What lies from the line containing "Rebuild this chart as a web" through the line containing "- margin.bottom, margin.top])"? Print exactly those lines, with both ends, and no others.

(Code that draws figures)
══════════════════════════════

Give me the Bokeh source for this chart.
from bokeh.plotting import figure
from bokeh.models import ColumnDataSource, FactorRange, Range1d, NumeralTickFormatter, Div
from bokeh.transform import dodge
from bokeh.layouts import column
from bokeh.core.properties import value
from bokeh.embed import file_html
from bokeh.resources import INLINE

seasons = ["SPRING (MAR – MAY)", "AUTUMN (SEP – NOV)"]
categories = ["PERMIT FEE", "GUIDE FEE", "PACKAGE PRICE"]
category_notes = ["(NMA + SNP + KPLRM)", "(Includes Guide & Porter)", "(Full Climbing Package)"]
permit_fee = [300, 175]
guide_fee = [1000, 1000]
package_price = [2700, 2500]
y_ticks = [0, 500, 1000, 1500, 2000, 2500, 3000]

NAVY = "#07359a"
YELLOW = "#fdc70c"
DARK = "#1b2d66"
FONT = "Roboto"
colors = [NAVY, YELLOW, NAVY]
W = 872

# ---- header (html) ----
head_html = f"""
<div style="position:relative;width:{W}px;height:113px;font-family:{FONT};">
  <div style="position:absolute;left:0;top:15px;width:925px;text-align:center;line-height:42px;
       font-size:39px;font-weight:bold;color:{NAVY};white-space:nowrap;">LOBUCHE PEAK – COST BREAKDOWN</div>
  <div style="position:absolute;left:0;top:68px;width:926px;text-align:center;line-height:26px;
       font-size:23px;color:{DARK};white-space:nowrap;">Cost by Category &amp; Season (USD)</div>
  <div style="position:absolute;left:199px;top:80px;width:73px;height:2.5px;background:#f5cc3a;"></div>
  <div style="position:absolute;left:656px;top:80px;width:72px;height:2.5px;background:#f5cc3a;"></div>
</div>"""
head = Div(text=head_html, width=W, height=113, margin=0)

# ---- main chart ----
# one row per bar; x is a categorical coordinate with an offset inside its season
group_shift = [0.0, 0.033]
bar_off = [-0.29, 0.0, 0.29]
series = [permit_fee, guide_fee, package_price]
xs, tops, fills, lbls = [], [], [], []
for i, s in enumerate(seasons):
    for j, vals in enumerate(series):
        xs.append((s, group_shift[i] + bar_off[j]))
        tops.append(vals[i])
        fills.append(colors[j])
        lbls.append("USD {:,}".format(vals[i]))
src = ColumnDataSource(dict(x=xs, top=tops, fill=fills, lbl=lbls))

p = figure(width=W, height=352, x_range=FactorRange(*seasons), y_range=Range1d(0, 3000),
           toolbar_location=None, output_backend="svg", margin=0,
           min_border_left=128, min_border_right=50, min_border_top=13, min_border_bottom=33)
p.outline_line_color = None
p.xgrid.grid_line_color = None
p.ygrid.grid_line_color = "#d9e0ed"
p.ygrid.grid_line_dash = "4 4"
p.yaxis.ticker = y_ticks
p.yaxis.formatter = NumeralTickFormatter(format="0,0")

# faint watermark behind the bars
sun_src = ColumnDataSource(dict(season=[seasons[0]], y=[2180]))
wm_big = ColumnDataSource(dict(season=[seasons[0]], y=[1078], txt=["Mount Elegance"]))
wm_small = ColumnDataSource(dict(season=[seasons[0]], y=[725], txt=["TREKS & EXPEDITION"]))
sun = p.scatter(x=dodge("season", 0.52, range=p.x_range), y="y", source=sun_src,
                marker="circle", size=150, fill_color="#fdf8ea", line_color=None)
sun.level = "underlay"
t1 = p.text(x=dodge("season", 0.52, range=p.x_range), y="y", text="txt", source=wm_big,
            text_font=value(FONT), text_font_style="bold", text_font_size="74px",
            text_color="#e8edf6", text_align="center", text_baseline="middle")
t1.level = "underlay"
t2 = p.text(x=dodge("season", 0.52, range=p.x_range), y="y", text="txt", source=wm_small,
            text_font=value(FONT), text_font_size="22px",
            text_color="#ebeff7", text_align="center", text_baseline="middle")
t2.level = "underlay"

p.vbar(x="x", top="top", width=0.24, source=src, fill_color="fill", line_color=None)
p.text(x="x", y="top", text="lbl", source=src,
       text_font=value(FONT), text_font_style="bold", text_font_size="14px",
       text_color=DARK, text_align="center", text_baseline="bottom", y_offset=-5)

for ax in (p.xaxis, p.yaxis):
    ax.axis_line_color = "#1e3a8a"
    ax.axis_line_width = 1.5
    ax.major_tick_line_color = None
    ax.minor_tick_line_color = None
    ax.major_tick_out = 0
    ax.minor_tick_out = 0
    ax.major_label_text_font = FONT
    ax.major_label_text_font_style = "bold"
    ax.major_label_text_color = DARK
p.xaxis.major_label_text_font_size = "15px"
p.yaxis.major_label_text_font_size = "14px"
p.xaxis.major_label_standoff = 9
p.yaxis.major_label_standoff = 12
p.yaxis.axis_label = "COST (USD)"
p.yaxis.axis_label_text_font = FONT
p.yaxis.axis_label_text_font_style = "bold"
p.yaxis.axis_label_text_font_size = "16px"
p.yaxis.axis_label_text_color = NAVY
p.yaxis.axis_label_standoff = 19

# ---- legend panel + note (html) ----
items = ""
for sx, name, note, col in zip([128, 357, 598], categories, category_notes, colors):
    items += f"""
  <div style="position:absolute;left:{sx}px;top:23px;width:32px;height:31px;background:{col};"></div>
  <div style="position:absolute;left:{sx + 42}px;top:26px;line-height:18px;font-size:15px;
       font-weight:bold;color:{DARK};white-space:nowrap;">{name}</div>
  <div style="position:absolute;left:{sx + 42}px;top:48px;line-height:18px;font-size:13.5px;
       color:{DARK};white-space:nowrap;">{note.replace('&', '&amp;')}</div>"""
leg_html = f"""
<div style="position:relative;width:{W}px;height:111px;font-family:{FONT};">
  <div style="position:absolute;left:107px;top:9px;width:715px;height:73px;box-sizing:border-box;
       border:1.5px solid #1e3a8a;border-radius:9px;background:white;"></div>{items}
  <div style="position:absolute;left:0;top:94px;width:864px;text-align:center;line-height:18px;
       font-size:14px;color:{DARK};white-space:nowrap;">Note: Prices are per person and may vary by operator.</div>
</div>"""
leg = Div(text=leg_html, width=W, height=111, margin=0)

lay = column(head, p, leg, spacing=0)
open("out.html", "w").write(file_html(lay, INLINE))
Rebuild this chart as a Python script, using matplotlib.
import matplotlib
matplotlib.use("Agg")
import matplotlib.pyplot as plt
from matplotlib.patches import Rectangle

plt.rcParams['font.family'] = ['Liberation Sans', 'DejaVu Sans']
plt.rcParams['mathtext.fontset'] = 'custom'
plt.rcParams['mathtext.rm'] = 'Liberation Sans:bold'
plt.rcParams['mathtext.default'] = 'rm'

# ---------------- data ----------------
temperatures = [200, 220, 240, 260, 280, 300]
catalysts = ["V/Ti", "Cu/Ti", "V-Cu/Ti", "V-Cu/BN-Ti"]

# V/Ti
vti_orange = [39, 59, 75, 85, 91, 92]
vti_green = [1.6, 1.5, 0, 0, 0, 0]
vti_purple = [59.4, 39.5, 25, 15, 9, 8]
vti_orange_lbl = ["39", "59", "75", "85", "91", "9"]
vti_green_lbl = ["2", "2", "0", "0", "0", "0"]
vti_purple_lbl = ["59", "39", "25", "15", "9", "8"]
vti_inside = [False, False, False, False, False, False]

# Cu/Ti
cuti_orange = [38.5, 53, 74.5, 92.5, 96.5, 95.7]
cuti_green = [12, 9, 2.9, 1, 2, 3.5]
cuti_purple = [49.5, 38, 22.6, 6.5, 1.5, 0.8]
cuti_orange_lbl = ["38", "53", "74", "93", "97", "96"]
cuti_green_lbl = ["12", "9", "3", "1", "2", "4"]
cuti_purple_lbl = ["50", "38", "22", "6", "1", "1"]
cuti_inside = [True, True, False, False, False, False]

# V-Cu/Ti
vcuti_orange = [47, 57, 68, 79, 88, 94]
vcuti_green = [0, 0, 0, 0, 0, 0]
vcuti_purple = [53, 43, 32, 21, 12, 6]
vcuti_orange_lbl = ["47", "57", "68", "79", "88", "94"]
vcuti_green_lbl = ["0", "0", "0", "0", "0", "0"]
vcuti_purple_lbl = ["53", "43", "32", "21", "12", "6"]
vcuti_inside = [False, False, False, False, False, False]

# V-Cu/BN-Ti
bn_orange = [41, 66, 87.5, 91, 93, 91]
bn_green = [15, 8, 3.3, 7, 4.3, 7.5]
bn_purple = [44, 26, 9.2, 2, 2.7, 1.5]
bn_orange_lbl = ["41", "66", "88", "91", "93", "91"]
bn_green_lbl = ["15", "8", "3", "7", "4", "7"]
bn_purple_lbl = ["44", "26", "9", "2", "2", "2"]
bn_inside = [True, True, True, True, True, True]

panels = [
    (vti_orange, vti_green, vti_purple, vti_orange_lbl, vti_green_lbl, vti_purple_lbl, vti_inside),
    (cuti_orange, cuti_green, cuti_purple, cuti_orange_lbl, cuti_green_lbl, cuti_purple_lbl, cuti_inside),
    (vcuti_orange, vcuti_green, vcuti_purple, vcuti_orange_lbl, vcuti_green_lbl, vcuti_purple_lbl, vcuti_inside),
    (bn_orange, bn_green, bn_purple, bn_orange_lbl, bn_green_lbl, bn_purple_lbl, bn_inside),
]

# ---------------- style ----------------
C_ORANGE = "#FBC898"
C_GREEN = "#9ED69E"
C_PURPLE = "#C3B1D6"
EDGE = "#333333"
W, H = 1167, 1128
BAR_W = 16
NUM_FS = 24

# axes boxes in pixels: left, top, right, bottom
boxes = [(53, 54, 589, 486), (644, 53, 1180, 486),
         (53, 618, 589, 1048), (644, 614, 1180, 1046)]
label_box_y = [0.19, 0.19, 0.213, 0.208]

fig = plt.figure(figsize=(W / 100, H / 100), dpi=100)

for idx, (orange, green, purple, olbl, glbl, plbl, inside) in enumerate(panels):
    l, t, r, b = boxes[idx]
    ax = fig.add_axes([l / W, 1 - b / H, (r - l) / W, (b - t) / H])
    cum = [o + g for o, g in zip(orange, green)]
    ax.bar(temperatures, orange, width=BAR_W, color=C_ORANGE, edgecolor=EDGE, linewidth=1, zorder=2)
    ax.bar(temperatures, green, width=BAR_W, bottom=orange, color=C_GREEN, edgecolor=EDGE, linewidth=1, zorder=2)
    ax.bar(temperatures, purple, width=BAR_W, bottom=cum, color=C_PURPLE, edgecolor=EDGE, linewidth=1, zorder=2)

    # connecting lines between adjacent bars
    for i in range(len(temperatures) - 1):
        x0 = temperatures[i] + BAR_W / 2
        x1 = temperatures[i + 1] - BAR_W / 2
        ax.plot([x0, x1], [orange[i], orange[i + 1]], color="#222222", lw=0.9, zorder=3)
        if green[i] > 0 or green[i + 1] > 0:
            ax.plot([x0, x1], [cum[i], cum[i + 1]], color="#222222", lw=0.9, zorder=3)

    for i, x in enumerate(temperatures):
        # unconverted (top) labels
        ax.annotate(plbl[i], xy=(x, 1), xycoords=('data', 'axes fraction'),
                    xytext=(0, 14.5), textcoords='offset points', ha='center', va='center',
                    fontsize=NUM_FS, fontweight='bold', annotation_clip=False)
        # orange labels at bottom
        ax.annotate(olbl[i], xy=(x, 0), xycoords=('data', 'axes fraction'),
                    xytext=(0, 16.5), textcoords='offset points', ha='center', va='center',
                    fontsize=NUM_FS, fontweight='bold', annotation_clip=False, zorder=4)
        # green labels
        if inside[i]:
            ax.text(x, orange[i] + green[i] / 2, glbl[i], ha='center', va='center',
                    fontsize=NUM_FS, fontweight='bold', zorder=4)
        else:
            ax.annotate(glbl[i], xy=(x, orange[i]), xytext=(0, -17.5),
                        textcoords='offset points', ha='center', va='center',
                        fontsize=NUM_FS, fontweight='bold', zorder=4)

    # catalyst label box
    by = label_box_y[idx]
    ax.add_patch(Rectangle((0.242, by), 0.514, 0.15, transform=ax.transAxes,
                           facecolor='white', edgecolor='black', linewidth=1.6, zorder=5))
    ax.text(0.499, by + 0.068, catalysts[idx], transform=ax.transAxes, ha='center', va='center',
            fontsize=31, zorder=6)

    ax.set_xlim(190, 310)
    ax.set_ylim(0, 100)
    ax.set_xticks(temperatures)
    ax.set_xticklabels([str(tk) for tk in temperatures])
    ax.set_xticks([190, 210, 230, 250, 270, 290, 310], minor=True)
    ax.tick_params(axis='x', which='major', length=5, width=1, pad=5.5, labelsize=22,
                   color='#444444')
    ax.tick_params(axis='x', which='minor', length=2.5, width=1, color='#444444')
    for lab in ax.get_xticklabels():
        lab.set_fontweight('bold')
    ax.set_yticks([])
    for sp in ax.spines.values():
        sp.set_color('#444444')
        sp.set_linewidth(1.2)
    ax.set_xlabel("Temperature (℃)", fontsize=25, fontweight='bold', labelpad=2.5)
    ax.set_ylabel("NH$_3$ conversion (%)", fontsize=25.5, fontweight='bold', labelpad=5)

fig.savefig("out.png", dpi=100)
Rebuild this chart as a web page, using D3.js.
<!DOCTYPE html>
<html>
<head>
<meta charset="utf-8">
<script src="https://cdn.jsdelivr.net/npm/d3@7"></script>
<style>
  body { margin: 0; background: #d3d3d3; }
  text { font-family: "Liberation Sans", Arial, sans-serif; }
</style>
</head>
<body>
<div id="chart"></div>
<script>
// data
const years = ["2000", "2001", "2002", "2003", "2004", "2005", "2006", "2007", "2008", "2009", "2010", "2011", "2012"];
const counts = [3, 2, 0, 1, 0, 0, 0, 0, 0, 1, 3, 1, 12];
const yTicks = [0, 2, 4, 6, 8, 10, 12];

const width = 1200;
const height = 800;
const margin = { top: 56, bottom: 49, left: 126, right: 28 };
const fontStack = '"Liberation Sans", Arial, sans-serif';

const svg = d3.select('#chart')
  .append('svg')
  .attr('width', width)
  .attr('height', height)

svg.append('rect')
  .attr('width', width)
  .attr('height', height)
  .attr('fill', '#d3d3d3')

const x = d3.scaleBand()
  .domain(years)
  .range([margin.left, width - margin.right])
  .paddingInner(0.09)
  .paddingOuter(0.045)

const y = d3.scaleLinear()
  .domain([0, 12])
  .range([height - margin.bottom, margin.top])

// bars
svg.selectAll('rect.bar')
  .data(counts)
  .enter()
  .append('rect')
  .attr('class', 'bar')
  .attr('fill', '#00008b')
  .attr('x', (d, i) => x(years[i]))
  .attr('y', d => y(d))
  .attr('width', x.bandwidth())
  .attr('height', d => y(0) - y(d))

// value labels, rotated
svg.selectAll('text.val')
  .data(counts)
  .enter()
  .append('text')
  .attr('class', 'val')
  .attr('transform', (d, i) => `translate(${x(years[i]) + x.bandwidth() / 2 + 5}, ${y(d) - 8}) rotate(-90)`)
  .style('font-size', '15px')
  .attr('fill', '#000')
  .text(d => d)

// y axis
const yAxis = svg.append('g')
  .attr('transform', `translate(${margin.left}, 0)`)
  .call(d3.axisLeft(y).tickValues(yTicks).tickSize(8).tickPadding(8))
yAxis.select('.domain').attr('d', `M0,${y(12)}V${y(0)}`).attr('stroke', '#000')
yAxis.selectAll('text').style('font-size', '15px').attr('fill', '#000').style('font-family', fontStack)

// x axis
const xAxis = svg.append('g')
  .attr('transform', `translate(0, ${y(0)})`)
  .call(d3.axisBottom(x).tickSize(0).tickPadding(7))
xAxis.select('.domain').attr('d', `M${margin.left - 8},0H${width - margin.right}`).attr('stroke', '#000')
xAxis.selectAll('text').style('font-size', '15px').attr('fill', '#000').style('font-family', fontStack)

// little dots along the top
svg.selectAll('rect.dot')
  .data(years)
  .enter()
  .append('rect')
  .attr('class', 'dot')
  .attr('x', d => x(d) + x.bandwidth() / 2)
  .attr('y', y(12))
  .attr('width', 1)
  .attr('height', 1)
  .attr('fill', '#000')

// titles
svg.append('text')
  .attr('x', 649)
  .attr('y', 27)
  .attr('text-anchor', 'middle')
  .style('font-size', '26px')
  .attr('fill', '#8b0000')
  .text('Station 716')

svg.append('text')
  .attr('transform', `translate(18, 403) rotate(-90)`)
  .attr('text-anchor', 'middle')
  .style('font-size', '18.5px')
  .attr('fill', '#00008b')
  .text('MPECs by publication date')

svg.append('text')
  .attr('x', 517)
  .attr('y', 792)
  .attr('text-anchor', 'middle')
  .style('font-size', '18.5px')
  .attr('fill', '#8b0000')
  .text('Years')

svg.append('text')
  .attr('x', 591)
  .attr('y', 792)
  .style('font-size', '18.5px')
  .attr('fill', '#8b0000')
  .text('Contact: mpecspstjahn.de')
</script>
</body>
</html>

══════════════════════════════

◆ **Result**:
Rebuild this chart as a web page, using D3.js.
<!DOCTYPE html>
<html>
<head>
<meta charset="utf-8">
<script src="https://cdn.jsdelivr.net/npm/d3@7"></script>
<style>
  body { margin: 0; background: #d3d3d3; }
  text { font-family: "Liberation Sans", Arial, sans-serif; }
</style>
</head>
<body>
<div id="chart"></div>
<script>
// data
const years = ["2000", "2001", "2002", "2003", "2004", "2005", "2006", "2007", "2008", "2009", "2010", "2011", "2012"];
const counts = [3, 2, 0, 1, 0, 0, 0, 0, 0, 1, 3, 1, 12];
const yTicks = [0, 2, 4, 6, 8, 10, 12];

const width = 1200;
const height = 800;
const margin = { top: 56, bottom: 49, left: 126, right: 28 };
const fontStack = '"Liberation Sans", Arial, sans-serif';

const svg = d3.select('#chart')
  .append('svg')
  .attr('width', width)
  .attr('height', height)

svg.append('rect')
  .attr('width', width)
  .attr('height', height)
  .attr('fill', '#d3d3d3')

const x = d3.scaleBand()
  .domain(years)
  .range([margin.left, width - margin.right])
  .paddingInner(0.09)
  .paddingOuter(0.045)

const y = d3.scaleLinear()
  .domain([0, 12])
  .range([height - margin.bottom, margin.top])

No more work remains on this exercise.